Gordon Charles Burgess  (4 October 1918 – 3 September 2000) was a New Zealand cricket player and administrator.

Life and family
Born in Waihi on 4 October 1918, Burgess was the son of Edith Alice Burgess and Walter Neilson Burgess. He was educated at Mount Albert Grammar School in Auckland, and worked for Auckland City Council as a clerk and valuer from 1935 to 1951. In 1942, Burgess married June Frankham, and the couple went on to have three children, including Mark Burgess who played Test cricket for New Zealand.

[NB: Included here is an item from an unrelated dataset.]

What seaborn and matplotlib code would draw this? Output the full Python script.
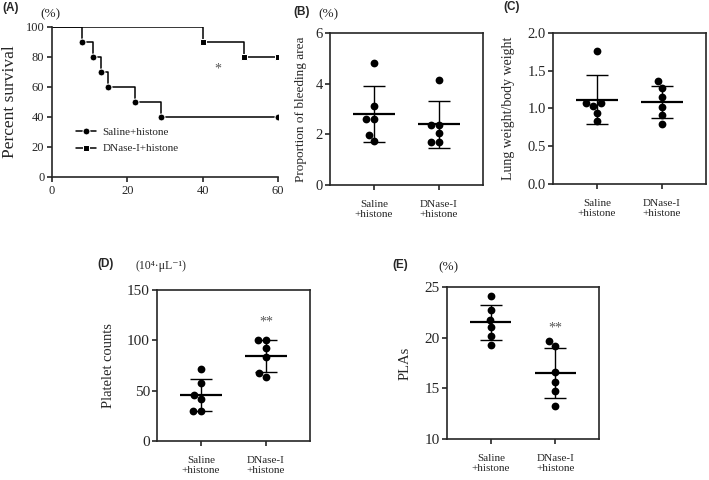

During World War II, Burgess served as a lieutenant in the New Zealand Army between 1942 and 1944. He completed a Diploma of Urban Valuation at Auckland University College in 1948. From 1951 until his retirement in 1983, Burgess worked in property management for the Auckland Harbour Board.

Cricket

Playing career
Burgess played seven first-class matches as a batsman for Auckland between 1940 and 1954. He scored 219 runs, at an average of 18.25, and with a highest score of 35 runs.

Administration
Burgess was a member of the New Zealand Cricket Council from 1962 to 1971, and was its president from 1979 to 1981. He managed the New Zealand team that toured England, India and Pakistan in 1969. The series in Pakistan was New Zealand's first win in a Test series.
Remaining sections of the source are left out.